A envolvência do cidadão na transição energética no século XXI

Por Manuel Aires de Matos, Assistente de Investigação do Centro de Engenharia e Gestão Industrial (CEGI).

Desde a sangrenta revolução francesa, passando pelo Movimento dos Direitos Civis nos EUA, até à queda do muro de Berlim, no fim dos anos 80, a envolvência do cidadão teve sempre um papel fulcral na mudança social. Chegados ao século XXI, tudo parece estagnado no mundo ocidental. Se é certo que assistimos a novos movimentos sociais nos EUA, como o Black Lives Matter, a verdade é que este tipo de ações não tem nem a escala nem a envolvência das grandes mudanças sociais do passado. 

O mesmo ocorre em matéria de questões climáticas. Fridays for Future, movimento estudantil iniciado por Greta Thunberg, em 2018 – que consiste em faltar às aulas, às sextas-feiras, para participar em protestos contra as alterações climáticas – parece não ter conseguido atingir, até à data, os mesmos resultados de outros movimentos sociais, que marcaram o mundo no passado. Afetados pela pandemia, que se iniciou após pouco mais de um ano depois do início do movimento, este tenta retomar a sua ação nas ruas, num regresso à normalidade possível no mundo pós-pandemia. Mas, ao contrário de outras mudanças sociais, a crise climática parece ser um tema mais complexo do que muitos tentam fazer crer. 

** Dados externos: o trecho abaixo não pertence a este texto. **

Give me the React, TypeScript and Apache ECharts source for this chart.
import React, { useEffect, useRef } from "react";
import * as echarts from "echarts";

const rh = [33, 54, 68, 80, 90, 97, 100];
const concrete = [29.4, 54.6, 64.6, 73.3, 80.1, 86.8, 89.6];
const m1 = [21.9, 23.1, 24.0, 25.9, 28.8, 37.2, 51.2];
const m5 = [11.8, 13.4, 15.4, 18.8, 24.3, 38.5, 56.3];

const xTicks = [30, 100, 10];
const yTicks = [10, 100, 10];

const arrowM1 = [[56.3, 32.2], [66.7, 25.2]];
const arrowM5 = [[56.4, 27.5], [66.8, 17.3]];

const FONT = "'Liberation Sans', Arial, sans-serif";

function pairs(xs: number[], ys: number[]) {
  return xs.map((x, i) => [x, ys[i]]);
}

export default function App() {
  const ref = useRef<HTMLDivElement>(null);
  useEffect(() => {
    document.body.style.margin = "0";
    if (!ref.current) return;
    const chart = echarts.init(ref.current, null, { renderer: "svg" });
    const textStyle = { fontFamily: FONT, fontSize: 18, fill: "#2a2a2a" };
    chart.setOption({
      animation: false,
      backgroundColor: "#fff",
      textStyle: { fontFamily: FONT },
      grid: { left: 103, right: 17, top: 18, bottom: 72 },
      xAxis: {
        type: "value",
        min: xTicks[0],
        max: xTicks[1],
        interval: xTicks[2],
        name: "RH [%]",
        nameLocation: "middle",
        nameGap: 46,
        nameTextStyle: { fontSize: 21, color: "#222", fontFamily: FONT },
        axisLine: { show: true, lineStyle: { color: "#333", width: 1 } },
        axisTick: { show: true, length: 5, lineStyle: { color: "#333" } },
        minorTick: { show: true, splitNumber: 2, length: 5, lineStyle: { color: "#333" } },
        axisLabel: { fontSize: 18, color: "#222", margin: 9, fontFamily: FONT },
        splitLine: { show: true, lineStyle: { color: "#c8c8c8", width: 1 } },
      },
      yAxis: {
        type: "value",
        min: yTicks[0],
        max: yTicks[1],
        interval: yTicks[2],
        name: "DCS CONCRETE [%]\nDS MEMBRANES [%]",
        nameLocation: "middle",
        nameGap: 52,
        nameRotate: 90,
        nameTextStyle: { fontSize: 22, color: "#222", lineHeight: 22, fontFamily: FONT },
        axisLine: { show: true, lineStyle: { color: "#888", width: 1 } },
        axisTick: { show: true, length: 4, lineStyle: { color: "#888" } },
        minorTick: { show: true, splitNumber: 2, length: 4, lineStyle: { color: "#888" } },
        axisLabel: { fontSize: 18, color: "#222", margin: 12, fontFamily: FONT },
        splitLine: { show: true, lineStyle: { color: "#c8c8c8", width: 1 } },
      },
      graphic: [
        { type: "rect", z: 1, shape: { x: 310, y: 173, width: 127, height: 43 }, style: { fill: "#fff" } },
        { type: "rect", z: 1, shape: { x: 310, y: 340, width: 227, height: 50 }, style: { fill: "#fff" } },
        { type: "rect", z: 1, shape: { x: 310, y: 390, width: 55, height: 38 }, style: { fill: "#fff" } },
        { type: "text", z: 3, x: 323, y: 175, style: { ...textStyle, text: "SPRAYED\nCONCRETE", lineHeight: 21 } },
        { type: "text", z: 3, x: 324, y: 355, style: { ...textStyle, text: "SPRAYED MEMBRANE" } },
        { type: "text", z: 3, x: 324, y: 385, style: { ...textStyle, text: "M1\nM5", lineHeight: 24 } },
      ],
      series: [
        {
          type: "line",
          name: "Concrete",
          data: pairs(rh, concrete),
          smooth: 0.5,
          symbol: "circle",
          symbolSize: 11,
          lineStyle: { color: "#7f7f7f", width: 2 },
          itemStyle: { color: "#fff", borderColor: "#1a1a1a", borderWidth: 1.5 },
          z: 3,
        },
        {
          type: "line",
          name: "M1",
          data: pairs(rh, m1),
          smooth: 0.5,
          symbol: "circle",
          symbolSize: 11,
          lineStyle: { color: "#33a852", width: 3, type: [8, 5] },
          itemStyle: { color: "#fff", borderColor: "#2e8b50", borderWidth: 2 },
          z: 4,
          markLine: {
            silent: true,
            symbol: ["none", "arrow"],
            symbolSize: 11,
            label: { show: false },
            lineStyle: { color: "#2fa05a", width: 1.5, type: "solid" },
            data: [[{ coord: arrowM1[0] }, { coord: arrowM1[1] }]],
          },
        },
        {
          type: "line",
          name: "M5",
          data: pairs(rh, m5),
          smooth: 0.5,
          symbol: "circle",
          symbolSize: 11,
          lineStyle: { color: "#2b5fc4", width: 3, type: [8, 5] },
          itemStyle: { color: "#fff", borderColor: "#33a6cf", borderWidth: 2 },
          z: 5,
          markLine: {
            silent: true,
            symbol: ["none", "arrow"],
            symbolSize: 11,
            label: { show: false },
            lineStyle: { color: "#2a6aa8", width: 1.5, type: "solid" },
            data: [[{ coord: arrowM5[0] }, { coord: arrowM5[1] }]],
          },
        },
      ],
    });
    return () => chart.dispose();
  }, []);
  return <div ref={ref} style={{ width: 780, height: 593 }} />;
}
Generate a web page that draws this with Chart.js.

Desde logo, é necessário uma coordenação e um compromisso internacionais ao nível de políticas ambientais. Ao contrário de outros movimentos, que procuram introduzir uma mudança local – como o fim de um regime ditatorial ou a alteração de determinadas leis, consideradas injustas ou prepotentes – a questão ambiental é um problema global, relativamente ao qual todos teremos de contribuir para que exista uma mudança significativa. Apesar de constatarmos esforços e compromissos entre os países mais desenvolvidos – como o acordo para a neutralidade carbónica na União Europeia, até 2050 – existem sociedades que se encontram num crescimento económico exponencial, onde as alterações climáticas pouca relevância parecem ter. Vejamos o exemplo da China: além de ter o dobro da população combinada da UE e EUA (cerca de 1,5 mil milhões vs. 780 milhões), nos últimos 10 anos, o número de habitantes em zonas urbanas quase duplicou, cifrando-se atualmente num valor próximo de 900 milhões de pessoas. Este êxodo rural, consequência do aumento vertiginoso da classe média oriental, traduz-se inevitavelmente em maior consumo e, por conseguinte, mais emissões de carbono prejudiciais para o meio ambiente. 

Outro aspeto importante a realçar é o facto de a questão tecnológica não conseguir acompanhar esta tentativa de mudança social. Apesar de parte da população tentar impor a introdução de uma política de descarbonização rápida, a tecnologia associada quer à produção renovável, quer ao armazenamento de energia, parece ainda não ter atingido um nível de maturidade e competitividade que as fontes energéticas convencionais conseguem oferecer.  

A situação será agravada com a escalada de preços da eletricidade e do gás natural, ao mesmo tempo que chega o inverno à Europa. Ainda que alguns governos tentem implementar políticas públicas para o contrariar, o consumidor irá inevitavelmente ver a sua fatura energética agravada. Esta escalada de preços deve-se, não só, mas também, ao desinvestimento em fontes tradicionais de produção energética, em prol de energias renováveis. Estará a sociedade ocidental preparada e predisposta a todas as exigências que a transição energética acarreta? Será que existe uma clara envolvência da maioria da população em matéria de alterações climáticas? E, se sim, quanto estaremos dispostos a pagar para que tal aconteça?